In the records below, pick out all lines containing the word "script".

(Material for the task):
-- BEGIN --

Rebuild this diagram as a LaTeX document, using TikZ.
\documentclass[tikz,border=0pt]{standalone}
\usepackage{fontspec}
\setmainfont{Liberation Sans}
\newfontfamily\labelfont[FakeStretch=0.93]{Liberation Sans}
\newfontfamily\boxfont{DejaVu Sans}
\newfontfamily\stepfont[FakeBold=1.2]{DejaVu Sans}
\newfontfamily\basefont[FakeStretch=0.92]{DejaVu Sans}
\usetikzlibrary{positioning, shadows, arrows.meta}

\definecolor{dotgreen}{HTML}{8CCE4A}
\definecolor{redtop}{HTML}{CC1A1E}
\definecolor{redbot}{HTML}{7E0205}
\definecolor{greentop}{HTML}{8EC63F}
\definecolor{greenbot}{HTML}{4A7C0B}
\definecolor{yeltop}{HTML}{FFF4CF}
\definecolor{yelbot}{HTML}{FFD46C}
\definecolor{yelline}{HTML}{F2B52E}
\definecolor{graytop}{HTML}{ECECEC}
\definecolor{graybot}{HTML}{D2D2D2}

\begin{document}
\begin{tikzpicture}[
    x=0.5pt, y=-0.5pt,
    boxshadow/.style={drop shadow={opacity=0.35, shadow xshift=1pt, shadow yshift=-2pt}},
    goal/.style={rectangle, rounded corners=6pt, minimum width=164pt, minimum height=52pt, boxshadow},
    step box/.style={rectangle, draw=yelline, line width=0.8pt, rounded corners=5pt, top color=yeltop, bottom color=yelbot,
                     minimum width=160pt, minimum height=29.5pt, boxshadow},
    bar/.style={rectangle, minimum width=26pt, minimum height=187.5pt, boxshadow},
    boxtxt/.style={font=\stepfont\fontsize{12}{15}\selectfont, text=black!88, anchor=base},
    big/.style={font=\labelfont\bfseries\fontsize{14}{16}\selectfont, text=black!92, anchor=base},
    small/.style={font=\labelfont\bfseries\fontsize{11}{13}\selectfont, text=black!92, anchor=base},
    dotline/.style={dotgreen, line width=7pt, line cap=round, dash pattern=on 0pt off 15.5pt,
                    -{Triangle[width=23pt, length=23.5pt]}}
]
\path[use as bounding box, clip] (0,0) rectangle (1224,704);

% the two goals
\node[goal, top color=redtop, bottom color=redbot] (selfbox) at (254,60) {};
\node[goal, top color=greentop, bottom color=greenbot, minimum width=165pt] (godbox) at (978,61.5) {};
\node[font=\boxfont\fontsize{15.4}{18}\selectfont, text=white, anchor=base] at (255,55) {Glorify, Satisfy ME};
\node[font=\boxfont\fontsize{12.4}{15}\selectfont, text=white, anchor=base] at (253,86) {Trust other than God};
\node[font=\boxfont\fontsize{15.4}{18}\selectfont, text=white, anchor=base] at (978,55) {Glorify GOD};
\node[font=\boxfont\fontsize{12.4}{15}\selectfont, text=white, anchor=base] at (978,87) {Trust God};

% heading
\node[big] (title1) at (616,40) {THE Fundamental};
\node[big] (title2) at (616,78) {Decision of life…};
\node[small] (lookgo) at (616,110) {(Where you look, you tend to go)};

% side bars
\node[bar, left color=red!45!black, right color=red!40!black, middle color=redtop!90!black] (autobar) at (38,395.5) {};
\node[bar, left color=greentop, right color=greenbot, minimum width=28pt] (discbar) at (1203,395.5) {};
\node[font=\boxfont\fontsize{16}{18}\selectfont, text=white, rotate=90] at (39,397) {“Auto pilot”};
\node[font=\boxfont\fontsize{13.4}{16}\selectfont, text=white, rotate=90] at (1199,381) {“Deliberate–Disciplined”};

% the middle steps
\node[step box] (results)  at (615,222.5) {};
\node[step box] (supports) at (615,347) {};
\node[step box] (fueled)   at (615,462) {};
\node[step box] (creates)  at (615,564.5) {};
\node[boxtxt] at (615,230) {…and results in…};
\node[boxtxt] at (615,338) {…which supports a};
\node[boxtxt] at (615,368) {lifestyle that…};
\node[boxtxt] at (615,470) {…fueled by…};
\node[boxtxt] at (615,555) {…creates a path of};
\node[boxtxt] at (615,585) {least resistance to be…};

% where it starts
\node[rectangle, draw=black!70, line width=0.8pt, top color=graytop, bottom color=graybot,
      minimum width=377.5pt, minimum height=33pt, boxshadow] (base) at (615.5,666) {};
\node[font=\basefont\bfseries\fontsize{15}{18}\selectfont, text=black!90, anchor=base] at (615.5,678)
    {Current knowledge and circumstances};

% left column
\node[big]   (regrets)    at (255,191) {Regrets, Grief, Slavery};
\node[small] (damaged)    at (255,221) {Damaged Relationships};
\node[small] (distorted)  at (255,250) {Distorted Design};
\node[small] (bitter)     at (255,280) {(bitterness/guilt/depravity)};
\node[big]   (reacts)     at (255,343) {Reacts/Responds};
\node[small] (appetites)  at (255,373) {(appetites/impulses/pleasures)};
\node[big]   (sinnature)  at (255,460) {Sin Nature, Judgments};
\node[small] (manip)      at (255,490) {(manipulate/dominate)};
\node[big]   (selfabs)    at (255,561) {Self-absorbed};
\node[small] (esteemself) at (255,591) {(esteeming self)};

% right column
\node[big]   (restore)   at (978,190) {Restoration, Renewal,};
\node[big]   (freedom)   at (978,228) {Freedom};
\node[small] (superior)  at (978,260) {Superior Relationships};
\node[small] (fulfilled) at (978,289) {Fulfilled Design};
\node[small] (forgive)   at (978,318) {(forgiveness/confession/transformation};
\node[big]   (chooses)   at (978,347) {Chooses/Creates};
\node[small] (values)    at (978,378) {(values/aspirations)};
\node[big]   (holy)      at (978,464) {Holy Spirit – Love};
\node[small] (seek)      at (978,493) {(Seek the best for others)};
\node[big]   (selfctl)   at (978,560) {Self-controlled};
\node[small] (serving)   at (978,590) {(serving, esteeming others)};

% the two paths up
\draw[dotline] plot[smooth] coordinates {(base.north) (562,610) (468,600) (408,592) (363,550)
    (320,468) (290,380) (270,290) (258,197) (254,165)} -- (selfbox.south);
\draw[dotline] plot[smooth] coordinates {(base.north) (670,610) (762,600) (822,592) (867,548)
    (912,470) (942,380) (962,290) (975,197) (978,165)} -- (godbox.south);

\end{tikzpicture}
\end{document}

-- END --
-- BEGIN --

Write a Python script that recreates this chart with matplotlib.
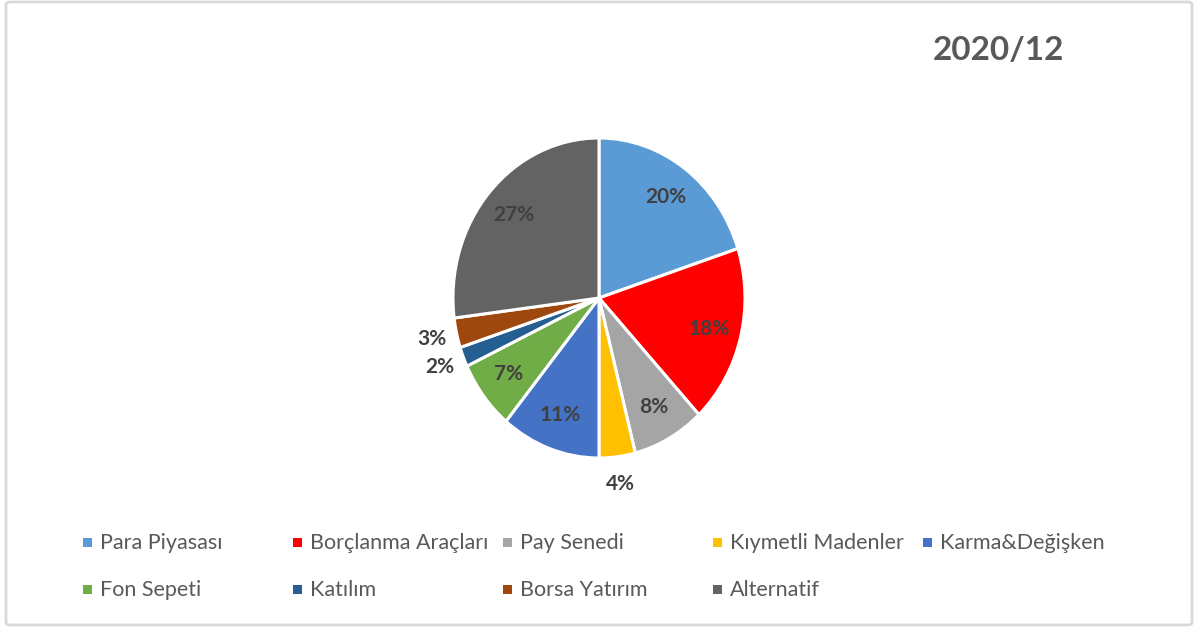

-- END --
-- BEGIN --

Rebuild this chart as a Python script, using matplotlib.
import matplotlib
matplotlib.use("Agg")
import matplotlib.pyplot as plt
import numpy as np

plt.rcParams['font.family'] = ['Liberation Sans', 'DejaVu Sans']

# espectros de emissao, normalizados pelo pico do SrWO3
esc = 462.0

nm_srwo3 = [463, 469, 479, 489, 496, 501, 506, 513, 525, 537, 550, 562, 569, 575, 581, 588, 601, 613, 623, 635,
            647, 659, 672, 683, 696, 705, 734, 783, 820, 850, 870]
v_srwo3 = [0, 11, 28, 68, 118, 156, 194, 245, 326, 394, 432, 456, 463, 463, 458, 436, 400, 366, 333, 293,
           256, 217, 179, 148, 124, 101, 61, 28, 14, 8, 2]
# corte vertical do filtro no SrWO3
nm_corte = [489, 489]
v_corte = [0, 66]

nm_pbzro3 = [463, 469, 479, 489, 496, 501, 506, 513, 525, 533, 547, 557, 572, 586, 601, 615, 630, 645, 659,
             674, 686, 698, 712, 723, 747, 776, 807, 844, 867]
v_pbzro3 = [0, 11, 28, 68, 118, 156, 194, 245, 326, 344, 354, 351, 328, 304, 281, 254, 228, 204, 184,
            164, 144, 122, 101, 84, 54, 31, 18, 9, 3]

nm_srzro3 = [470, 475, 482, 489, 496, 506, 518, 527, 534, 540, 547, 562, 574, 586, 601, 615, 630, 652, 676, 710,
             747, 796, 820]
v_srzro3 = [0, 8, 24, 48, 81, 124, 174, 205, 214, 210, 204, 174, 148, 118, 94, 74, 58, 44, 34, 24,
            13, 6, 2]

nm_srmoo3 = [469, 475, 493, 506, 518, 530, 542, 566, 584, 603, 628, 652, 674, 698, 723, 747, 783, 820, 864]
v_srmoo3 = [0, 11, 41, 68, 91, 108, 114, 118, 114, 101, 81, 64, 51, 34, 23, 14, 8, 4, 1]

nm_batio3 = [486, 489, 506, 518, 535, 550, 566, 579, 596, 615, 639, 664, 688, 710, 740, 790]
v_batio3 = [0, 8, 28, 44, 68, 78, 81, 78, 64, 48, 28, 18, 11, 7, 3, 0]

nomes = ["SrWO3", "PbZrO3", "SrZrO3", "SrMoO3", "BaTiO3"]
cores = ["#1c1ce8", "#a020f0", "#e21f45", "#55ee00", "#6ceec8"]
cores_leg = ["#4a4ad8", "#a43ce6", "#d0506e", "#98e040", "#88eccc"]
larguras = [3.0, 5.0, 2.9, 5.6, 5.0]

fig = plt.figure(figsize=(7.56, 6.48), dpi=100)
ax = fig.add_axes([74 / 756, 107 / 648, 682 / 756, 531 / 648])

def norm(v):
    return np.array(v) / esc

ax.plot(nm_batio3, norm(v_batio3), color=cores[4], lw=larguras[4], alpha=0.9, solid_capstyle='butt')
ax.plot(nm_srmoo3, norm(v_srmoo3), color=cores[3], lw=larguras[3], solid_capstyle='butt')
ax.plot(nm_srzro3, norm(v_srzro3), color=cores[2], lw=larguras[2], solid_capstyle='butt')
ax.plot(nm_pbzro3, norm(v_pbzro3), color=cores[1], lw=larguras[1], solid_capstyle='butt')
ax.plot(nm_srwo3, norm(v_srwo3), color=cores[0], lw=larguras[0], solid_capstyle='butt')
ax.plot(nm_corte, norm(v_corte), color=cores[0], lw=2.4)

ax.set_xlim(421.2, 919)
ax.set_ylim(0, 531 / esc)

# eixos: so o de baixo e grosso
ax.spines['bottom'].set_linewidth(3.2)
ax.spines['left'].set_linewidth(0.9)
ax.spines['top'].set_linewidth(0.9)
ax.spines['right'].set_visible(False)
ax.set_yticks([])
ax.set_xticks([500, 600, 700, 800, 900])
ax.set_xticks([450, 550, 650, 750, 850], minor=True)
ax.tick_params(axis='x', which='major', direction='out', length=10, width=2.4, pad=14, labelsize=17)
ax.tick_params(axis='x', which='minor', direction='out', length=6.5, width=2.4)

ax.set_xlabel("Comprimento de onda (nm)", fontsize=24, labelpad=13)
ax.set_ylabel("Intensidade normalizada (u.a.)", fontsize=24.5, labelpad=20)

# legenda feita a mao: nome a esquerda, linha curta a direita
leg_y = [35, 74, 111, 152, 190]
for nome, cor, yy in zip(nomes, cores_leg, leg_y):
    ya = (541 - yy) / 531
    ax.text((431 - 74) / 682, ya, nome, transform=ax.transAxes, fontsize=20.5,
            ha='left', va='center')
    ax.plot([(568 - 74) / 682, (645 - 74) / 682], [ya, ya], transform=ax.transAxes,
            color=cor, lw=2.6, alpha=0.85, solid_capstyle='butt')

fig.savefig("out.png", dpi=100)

-- END --

(Answer below):
Write a Python script that recreates this chart with matplotlib.
Rebuild this chart as a Python script, using matplotlib.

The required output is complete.